Re: [PATCH 0/9] perf: Avoid explicit cpumask var allocation from stack
From: Mark Rutland
Date: Tue Apr 02 2024 - 07:13:04 EST
On Tue, Apr 02, 2024 at 06:56:01PM +0800, Dawei Li wrote:
> Hi,
>
> This series try to eliminate direct cpumask var allocation from stack
> for perf subsystem.
>
> Direct/explicit allocation of cpumask on stack could be dangerous since
> it can lead to stack overflow for systems with big NR_CPUS or
> CONFIG_CPUMASK_OFFSTACK=y.
>
> For arm64, it's more urgent since commit 3fbd56f0e7c1 ("ARM64: Dynamically
> allocate cpumasks and increase supported CPUs to 512").
>
> It's sort of a pattern that almost every cpumask var in perf subystem
> occurs in teardown callback of cpuhp. In which case, if dynamic
> allocation failed(which is unlikely), we choose return 0 rather than
> -ENOMEM to caller cuz:
> @teardown is not supposed to fail and if it does, system crashes:
.. but we've left the system in an incorrect state, so that makes no sense.
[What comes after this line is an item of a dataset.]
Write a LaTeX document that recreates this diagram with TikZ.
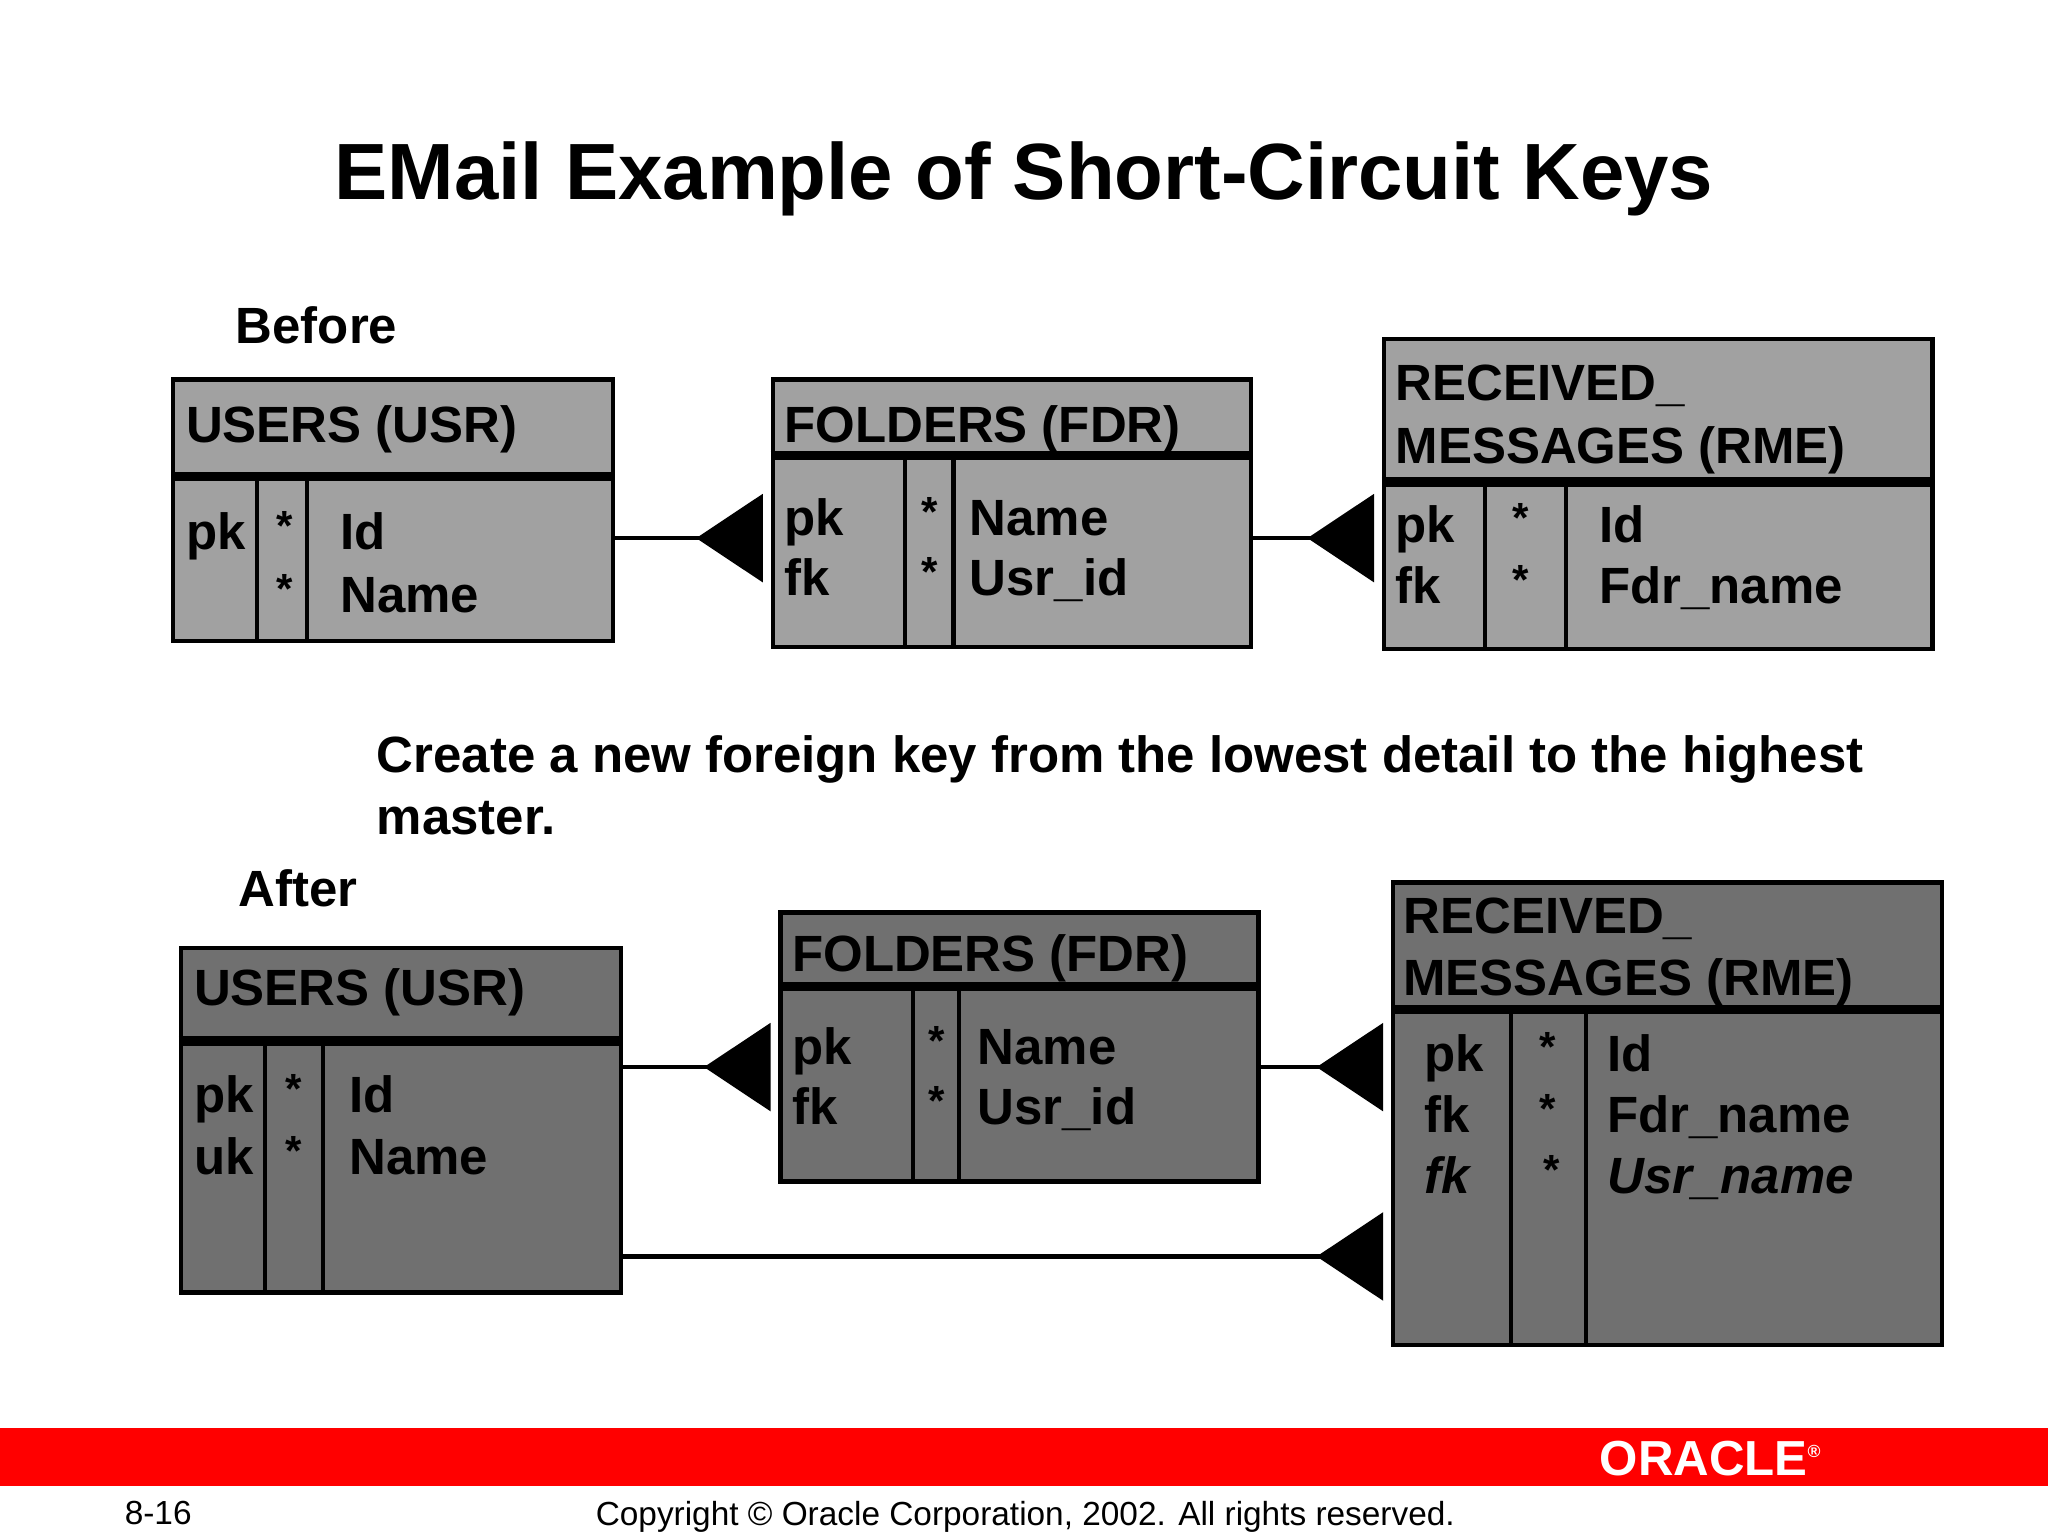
\documentclass[tikz,border=0pt]{standalone}
\usepackage{fontspec}
\setmainfont{Liberation Sans}
\usetikzlibrary{arrows.meta}
\def\U{0.013061cm}
\begin{document}
\begin{tikzpicture}[x=0.013061cm,y=-0.013061cm,
 tbl/.style={draw=black,line width=1.2pt,anchor=north west,inner sep=0pt},
 before/.style={tbl,fill=black!37},
 after/.style={tbl,fill=black!56},
 div/.style={line width=2.6pt},
 col/.style={line width=1.2pt},
 hd/.style={anchor=base west,font=\bfseries\fontsize{14.5}{17}\selectfont,inner sep=0pt},
 bd/.style={anchor=base west,font=\bfseries\fontsize{14.5}{17}\selectfont,inner sep=0pt},
 st/.style={anchor=base,font=\bfseries\fontsize{12}{14}\selectfont,inner sep=0pt},
 lab/.style={anchor=base west,font=\bfseries\fontsize{14.5}{17.5}\selectfont,inner sep=0pt},
 conn/.style={line width=1.3pt,-{Triangle[reversed,length=51*\U,width=67*\U]}}]
\useasboundingbox (0,0) rectangle (1568,1176);
\fill[white] (0,0) rectangle (1568,1176);
\node[anchor=base,font=\bfseries\fontsize{22.7}{27}\selectfont] (title) at (784,153) {EMail Example of Short-Circuit Keys};
\node[lab] (before) at (180,263) {Before};
\node[lab] (after) at (182,694) {After};
\node[lab,align=left,anchor=north west] (note) at (288,563) {Create a new foreign key from the lowest detail to the highest\\master.};
% BEFORE
\node[before,minimum width=337*\U,minimum height=200*\U] (u1) at (131,289) {};
\draw[div] (131,365)--(468,365); \draw[col] (197,365)--(197,489); \draw[col] (235,365)--(235,489);
\node[hd] (u1h) at (142,339) {USERS (USR)};
\node[bd] (u1a) at (142,421) {pk};
\node[st] (u1s1) at (218,414) {*}; \node[st] (u1s2) at (218,462) {*};
\node[bd] (u1b) at (260,421) {Id}; \node[bd] (u1c) at (260,469) {Name};
\node[before,minimum width=366*\U,minimum height=205*\U] (f1) at (590,289) {};
\draw[div] (590,349)--(956,349); \draw[col] (693,349)--(693,494); \draw[col] (730,349)--(730,494);
\node[hd] (f1h) at (600,339) {FOLDERS (FDR)};
\node[bd] (f1a) at (600,410) {pk}; \node[bd] (f1b) at (600,456) {fk};
\node[st] (f1s1) at (712,403) {*}; \node[st] (f1s2) at (712,449) {*};
\node[bd] (f1c) at (742,410) {Name}; \node[bd] (f1d) at (742,456) {Usr\_id};
\node[before,minimum width=420*\U,minimum height=237*\U] (r1) at (1058,258) {};
\draw[div] (1058,369)--(1478,369); \draw[col] (1137,369)--(1137,495); \draw[col] (1199,369)--(1199,495);
\node[hd] (r1h) at (1068,307) {RECEIVED\_}; \node[hd] (r1h2) at (1068,355) {MESSAGES (RME)};
\node[bd] (r1a) at (1068,415) {pk}; \node[bd] (r1b) at (1068,462) {fk};
\node[st] (r1s1) at (1164,408) {*}; \node[st] (r1s2) at (1164,455) {*};
\node[bd] (r1c) at (1224,415) {Id}; \node[bd] (r1d) at (1224,462) {Fdr\_name};
\coordinate (y1) at (0,412);
\draw[conn] (u1.east|-y1) -- ([xshift=-6*\U]f1.west|-y1);
\draw[conn] (f1.east|-y1) -- ([xshift=-6*\U]r1.west|-y1);
% AFTER
\node[after,minimum width=337*\U,minimum height=264*\U] (u2) at (137,724) {};
\draw[div] (137,797)--(474,797); \draw[col] (203,797)--(203,988); \draw[col] (247,797)--(247,988);
\node[hd] (u2h) at (148,770) {USERS (USR)};
\node[bd] (u2a) at (148,852) {pk}; \node[bd] (u2b) at (148,899) {uk};
\node[st] (u2s1) at (225,845) {*}; \node[st] (u2s2) at (225,892) {*};
\node[bd] (u2c) at (267,852) {Id}; \node[bd] (u2d) at (267,899) {Name};
\node[after,minimum width=366*\U,minimum height=206*\U] (f2) at (596,697) {};
\draw[div] (596,755)--(962,755); \draw[col] (699,755)--(699,903); \draw[col] (734,755)--(734,903);
\node[hd] (f2h) at (606,744) {FOLDERS (FDR)};
\node[bd] (f2a) at (606,815) {pk}; \node[bd] (f2b) at (606,861) {fk};
\node[st] (f2s1) at (717,808) {*}; \node[st] (f2s2) at (717,854) {*};
\node[bd] (f2c) at (748,815) {Name}; \node[bd] (f2d) at (748,861) {Usr\_id};
\node[after,minimum width=420*\U,minimum height=354*\U] (r2) at (1065,674) {};
\draw[div] (1065,773)--(1485,773); \draw[col] (1157,773)--(1157,1028); \draw[col] (1214,773)--(1214,1028);
\node[hd] (r2h) at (1074,715) {RECEIVED\_}; \node[hd] (r2h2) at (1074,762) {MESSAGES (RME)};
\node[bd] (r2a) at (1090,820) {pk}; \node[bd] (r2b) at (1090,867) {fk};
\node[bd,font=\bfseries\itshape\fontsize{14.5}{17}\selectfont] (r2c) at (1090,914) {fk};
\node[st] (r2s1) at (1185,813) {*}; \node[st] (r2s2) at (1185,860) {*}; \node[st] (r2s3) at (1188,907) {*};
\node[bd] (r2d) at (1230,820) {Id}; \node[bd] (r2e) at (1230,867) {Fdr\_name};
\node[bd,font=\bfseries\itshape\fontsize{14.5}{17}\selectfont] (r2f) at (1230,914) {Usr\_name};
\coordinate (y2) at (0,817); \coordinate (y3) at (0,962);
\draw[conn] (u2.east|-y2) -- ([xshift=-6*\U]f2.west|-y2);
\draw[conn] (f2.east|-y2) -- ([xshift=-6*\U]r2.west|-y2);
\draw[conn] (u2.east|-y3) -- ([xshift=-6*\U]r2.west|-y3);
% footer
\fill[red] (0,1093) rectangle (1568,1138);
\node[anchor=center,text=white,font=\bfseries\fontsize{14}{16}\selectfont] (logo) at (1310,1117) {ORACLE\textsuperscript{\tiny ®}};
\node[anchor=base west,font=\fontsize{9.5}{11}\selectfont,inner sep=0pt] (pg) at (95,1167) {8-16};
\node[anchor=base,font=\fontsize{9.5}{11}\selectfont,inner sep=0pt] (copy) at (785,1168) {Copyright © Oracle Corporation, 2002. All rights reserved.};
\end{tikzpicture}
\end{document}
As I commented on the first patch, NAK to dynamically allocating cpumasks in
the CPUHP callbacks. Please allocate the necessry cpumasks up-front when we
probe the PMU. At that time we can handle an allocation failure by cleaning up
and failing to probe the PMU, and then the CPUHP callbacks don't need to
allocate memory to offline a CPU...
Also, for the titles it'd be better to say something like "avoid placing
cpumasks on the stack", because "explicit cpumask var allocation" sounds like
the use of alloc_cpumask_var().
Mark.
>
> static int cpuhp_issue_call(int cpu, enum cpuhp_state state, bool bringup,
> struct hlist_node *node)
> {
> struct cpuhp_step *sp = cpuhp_get_step(state);
> int ret;
>
> /*
> * If there's nothing to do, we done.
> * Relies on the union for multi_instance.
> */
> if (cpuhp_step_empty(bringup, sp))
> return 0;
> /*
> * The non AP bound callbacks can fail on bringup. On teardown
> * e.g. module removal we crash for now.
> */
> #ifdef CONFIG_SMP
> if (cpuhp_is_ap_state(state))
> ret = cpuhp_invoke_ap_callback(cpu, state, bringup, node);
> else
> ret = cpuhp_invoke_callback(cpu, state, bringup, node,
> NULL);
> #else
> ret = cpuhp_invoke_callback(cpu, state, bringup, node, NULL);
> #endif
> BUG_ON(ret && !bringup);
> return ret;
> }
>
> Dawei Li (9):
> perf/alibaba_uncore_drw: Avoid explicit cpumask var allocation from
> stack
> perf/arm-cmn: Avoid explicit cpumask var allocation from stack
> perf/arm_cspmu: Avoid explicit cpumask var allocation from stack
> perf/arm_dsu: Avoid explicit cpumask var allocation from stack
> perf/dwc_pcie: Avoid explicit cpumask var allocation from stack
> perf/hisi_pcie: Avoid explicit cpumask var allocation from stack
> perf/hisi_uncore: Avoid explicit cpumask var allocation from stack
> perf/qcom_l2: Avoid explicit cpumask var allocation from stack
> perf/thunder_x2: Avoid explicit cpumask var allocation from stack
>
> drivers/perf/alibaba_uncore_drw_pmu.c | 13 +++++++++----
> drivers/perf/arm-cmn.c | 13 +++++++++----
> drivers/perf/arm_cspmu/arm_cspmu.c | 13 +++++++++----
> drivers/perf/arm_dsu_pmu.c | 18 +++++++++++++-----
> drivers/perf/dwc_pcie_pmu.c | 17 +++++++++++------
> drivers/perf/hisilicon/hisi_pcie_pmu.c | 15 ++++++++++-----
> drivers/perf/hisilicon/hisi_uncore_pmu.c | 13 +++++++++----
> drivers/perf/qcom_l2_pmu.c | 15 ++++++++++-----
> drivers/perf/thunderx2_pmu.c | 20 ++++++++++++--------
> 9 files changed, 92 insertions(+), 45 deletions(-)
>
>
> Thanks,
>
> Dawei
>
> --
> 2.27.0
>